EXTRACTED DATA:
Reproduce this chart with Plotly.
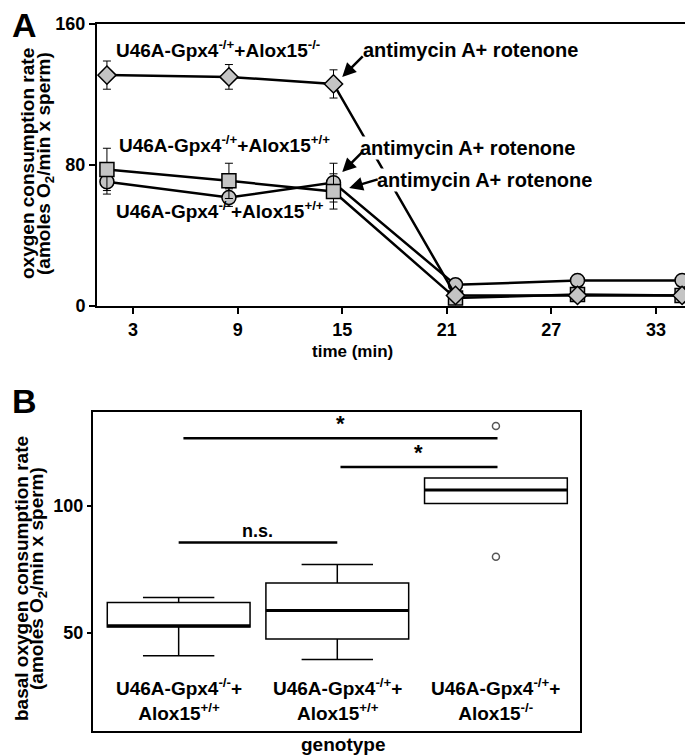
import plotly.graph_objects as go

W, H = 693, 755
OFF = 8  # page body margin of the browser

# ---- panel A data ----
time_min = [1.5, 8.5, 14.5, 21.5, 28.5, 34.5]
het_ko = [131, 130, 126, 6, 6, 6]            # U46A-Gpx4-/+ + Alox15-/-  (diamonds)
het_ko_err = [8, 7, 8, 1, 1, 1]
het_wt = [77.5, 71, 65, 4.5, 6.5, 6]         # U46A-Gpx4-/+ + Alox15+/+  (squares)
het_wt_err = [12, 10, 10, 1, 1, 1]
ko_wt = [70.5, 61.5, 70, 12, 14.5, 14.5]     # U46A-Gpx4-/- + Alox15+/+  (circles)
ko_wt_err = [7, 5, 11, 1, 1, 1]

# ---- panel B data ----
genotypes = ["U46A-Gpx4<sup>-/-</sup>+<br>Alox15<sup>+/+</sup>",
             "U46A-Gpx4<sup>-/+</sup>+<br>Alox15<sup>+/+</sup>",
             "U46A-Gpx4<sup>-/+</sup>+<br>Alox15<sup>-/-</sup>"]
box_pos = [0, 1, 2]
q1 = [52.3, 47.6, 101]
medians = [52.8, 58.8, 106.3]
q3 = [62, 69.7, 111]
lower_fence = [41, 39.6, 101]
upper_fence = [64, 77, 111]
outlier_x = [2, 2]
outlier_y = [131.5, 80]
sig_x0 = [0.03, 1.02, 0.0]
sig_x1 = [2.01, 2.01, 1.0]
sig_y = [126.7, 115.3, 85.6]
sig_text = ["*", "*", "n.s."]

FONT = "Liberation Sans"
FW, FH = W - OFF, H - OFF


def px(x):
    return (x - OFF) / FW


def py(y):
    return 1 - (y - OFF) / FH


fig = go.Figure()

err = dict(type="data", thickness=1, width=4, color="black")
fig.add_trace(go.Scatter(x=time_min, y=ko_wt, mode="lines+markers",
                         error_y=dict(array=ko_wt_err, **err),
                         line=dict(color="black", width=2.5),
                         marker=dict(symbol="circle", size=14, color="#c4c4c4",
                                     line=dict(color="black", width=1.5)),
                         xaxis="x", yaxis="y"))
fig.add_trace(go.Scatter(x=time_min, y=het_wt, mode="lines+markers",
                         error_y=dict(array=het_wt_err, **err),
                         line=dict(color="black", width=2.5),
                         marker=dict(symbol="square", size=14, color="#c4c4c4",
                                     line=dict(color="black", width=1.5)),
                         xaxis="x", yaxis="y"))
fig.add_trace(go.Scatter(x=time_min, y=het_ko, mode="lines+markers",
                         error_y=dict(array=het_ko_err, **err),
                         line=dict(color="black", width=2.5),
                         marker=dict(symbol="diamond", size=14, color="#c4c4c4",
                                     line=dict(color="black", width=1.5)),
                         xaxis="x", yaxis="y"))

# boxes
fig.add_trace(go.Box(x=box_pos, q1=q1, median=medians, q3=q3,
                     lowerfence=lower_fence, upperfence=upper_fence,
                     width=0.9, whiskerwidth=0.5, fillcolor="white",
                     line=dict(color="black", width=1.5),
                     boxpoints=False, xaxis="x2", yaxis="y2"))
# thick median lines
mx, my = [], []
for p, m in zip(box_pos, medians):
    mx += [p - 0.45, p + 0.45, None]
    my += [m, m, None]
fig.add_trace(go.Scatter(x=mx, y=my, mode="lines", line=dict(color="black", width=3),
                         xaxis="x2", yaxis="y2"))
fig.add_trace(go.Scatter(x=outlier_x, y=outlier_y, mode="markers",
                         marker=dict(symbol="circle-open", size=7, color="#555555",
                                     line=dict(width=1.5)),
                         xaxis="x2", yaxis="y2"))
sx, sy = [], []
for a, b, y in zip(sig_x0, sig_x1, sig_y):
    sx += [a, b, None]
    sy += [y, y, None]
fig.add_trace(go.Scatter(x=sx, y=sy, mode="lines", line=dict(color="black", width=2.5),
                         xaxis="x2", yaxis="y2"))

ann = []
bold = dict(family=FONT, color="black", weight="bold")


def text(x, y, t, size=18, **kw):
    d = dict(x=px(x), y=py(y), xref="paper", yref="paper", text=t, showarrow=False,
             xanchor="center", yanchor="middle", font=dict(size=size, **bold))
    d.update(kw)
    ann.append(d)


# panel letters
text(OFF + 3, 25, "A", 34, xanchor="left", borderpad=0)
text(OFF + 3, 401, "B", 34, xanchor="left", borderpad=0)

# panel A labels
text(218, 49, "U46A-Gpx4<sup>-/+</sup>+Alox15<sup>-/-</sup>", 19)
text(224, 144, "U46A-Gpx4<sup>-/+</sup>+Alox15<sup>+/+</sup>", 19)
text(220, 210, "U46A-Gpx4<sup>-/-</sup>+Alox15<sup>+/+</sup>", 19)
text(470, 50, "antimycin A+ rotenone", 20, bgcolor="white", borderpad=0)
text(467, 148, "antimycin A+ rotenone", 20, bgcolor="white", borderpad=0)
text(484, 180, "antimycin A+ rotenone", 20, bgcolor="white", borderpad=0)
# arrows
for hx, hy, dx, dy in [(15.0, 130, 22, -22), (15.0, 76, 21, -21), (15.4, 67, 30, -9)]:
    ann.append(dict(x=hx, y=hy, xref="x", yref="y", ax=dx, ay=dy, text="",
                    showarrow=True, arrowhead=2, arrowsize=1.1, arrowwidth=2.5,
                    arrowcolor="black"))
text(28, 164, "oxygen consumption rate", 19, textangle=-90)
text(45, 164, "(amoles O<sub>2</sub>/min x sperm)", 19, textangle=-90)
text(352, 352, "time (min)", 17)

# panel B labels
for p, g in zip(box_pos, genotypes):
    ann.append(dict(x=p, y=24, xref="x2", yref="y2", text=g, showarrow=False,
                    xanchor="center", yanchor="middle", font=dict(size=19, **bold)))
for a, b, y, t in zip(sig_x0, sig_x1, sig_y, sig_text):
    ann.append(dict(x=(a + b) / 2, y=y, xref="x2", yref="y2", text=t, showarrow=False,
                    xanchor="center", yanchor="bottom",
                    font=dict(size=22 if t == "*" else 18, **bold)))
text(21, 579, "basal oxygen consumption rate", 19, textangle=-90)
text(38, 579, "(amoles O<sub>2</sub>/min x sperm)", 19, textangle=-90)
text(343, 744, "genotype", 19)

axis_common = dict(showline=True, mirror=True, linecolor="black", linewidth=2,
                   showgrid=False, zeroline=False, ticks="outside", tickcolor="black",
                   tickwidth=2, tickfont=dict(size=18, **bold), automargin=False)

fig.update_layout(
    width=FW, height=FH, margin=dict(l=0, r=0, t=0, b=0, autoexpand=False),
    paper_bgcolor="white", plot_bgcolor="white", showlegend=False,
    font=dict(family=FONT, color="black"),
    xaxis=dict(domain=[px(97), px(692)], range=[0.93, 35.07], tickvals=[3, 9, 15, 21, 27, 33],
               ticklen=6, anchor="y", **axis_common),
    yaxis=dict(domain=[py(306), py(24)], range=[0, 160], tickvals=[0, 80, 160],
               ticklen=6, anchor="x", **axis_common),
    xaxis2=dict(domain=[px(93), px(580)], range=[-0.54, 2.53], showticklabels=False,
                anchor="y2", **{**axis_common, "ticks": ""}),
    yaxis2=dict(domain=[py(731), py(412)], range=[11.4, 137], tickvals=[50, 100],
                ticklen=4, anchor="x2", **axis_common),
    annotations=ann,
)

fig.write_html("out.html")
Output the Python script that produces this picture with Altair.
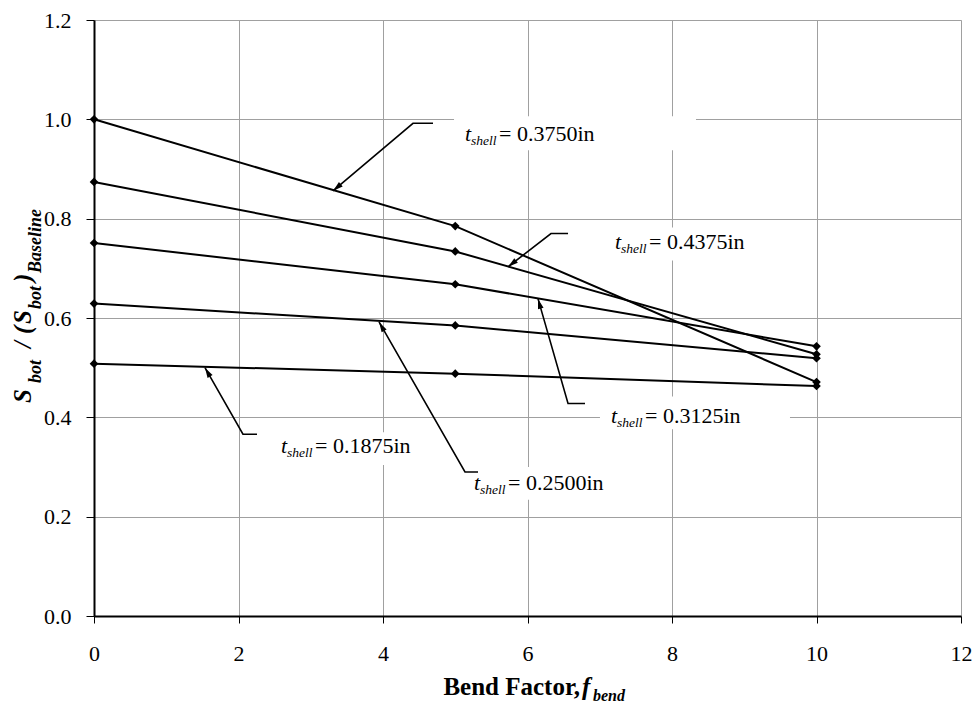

TASK PROMPT:
Omitting all pictures, restate exactly the lines of the material from its start through the line that contains "ko_wt_err = [7, 5, 11, 1, 1, 1]".

TASK RESPONSE:
Reproduce this chart with Plotly.
import plotly.graph_objects as go

W, H = 693, 755
OFF = 8  # page body margin of the browser

# ---- panel A data ----
time_min = [1.5, 8.5, 14.5, 21.5, 28.5, 34.5]
het_ko = [131, 130, 126, 6, 6, 6]            # U46A-Gpx4-/+ + Alox15-/-  (diamonds)
het_ko_err = [8, 7, 8, 1, 1, 1]
het_wt = [77.5, 71, 65, 4.5, 6.5, 6]         # U46A-Gpx4-/+ + Alox15+/+  (squares)
het_wt_err = [12, 10, 10, 1, 1, 1]
ko_wt = [70.5, 61.5, 70, 12, 14.5, 14.5]     # U46A-Gpx4-/- + Alox15+/+  (circles)
ko_wt_err = [7, 5, 11, 1, 1, 1]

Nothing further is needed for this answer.